Rebeca rolled down her window as they approached the police checkpoint. The three lanes from the airport were becoming one and Annie noticed how all the cars jostled for position, horns blaring, to get into the only lane that was open. No one seemed to want to give an inch. She wondered if her host Mom would let the little car to the left of them with the family in it get in front of her, but no way. Rebeca stared straight ahead, oblivious to the traffic around her and satisfied that she was now in the correct lane. Traffic was now moving at a snails pace.

They arrived at the checkpoint. Annie saw a black and gold police pickup truck with a black canopy on the back, a second smaller black police car – both with blue and red lights flashing – several dozen traffic cones with lights inside them marking the lane they were in, and a large, bright light hanging from a tree that shined directly into their faces. Policemen wearing black on black uniforms topped with black bullet proof and carrying menacing machine guns. Across the street, for traffic coming in the opposite direction, the scene was the same. Some of the policemen wore ski-masks. Annie felt nervous excitement at this blatant display of law and order.
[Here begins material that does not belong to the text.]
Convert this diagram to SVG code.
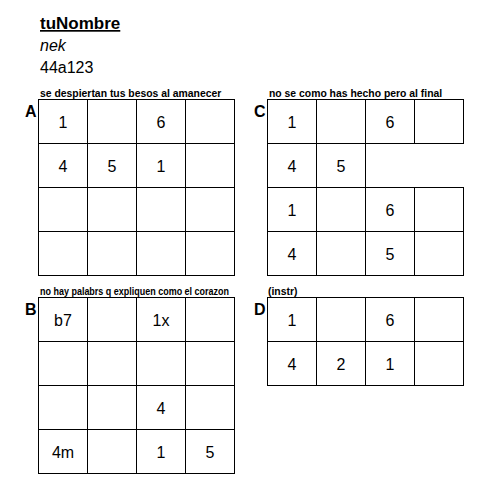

Porque…hacen…” she gave up trying “why are they doing this?” she asked Rebeca.

Rebeca said nothing and concentrated on the policeman now approaching her drivers side window. The officer wordlessly pointed a flashlight into the interior of the van through the open window, pausing briefly on each of the three faces.

Annie was annoyed by the light in her eyes but she sensed it was not a good moment to voice her objections.

Rebeca said nothing and looked back at the officer.

Adelante” he said, waving his hand.

Rebeca rolled up her window, looked at Annie and gave her a tired smile. Annie smiled back.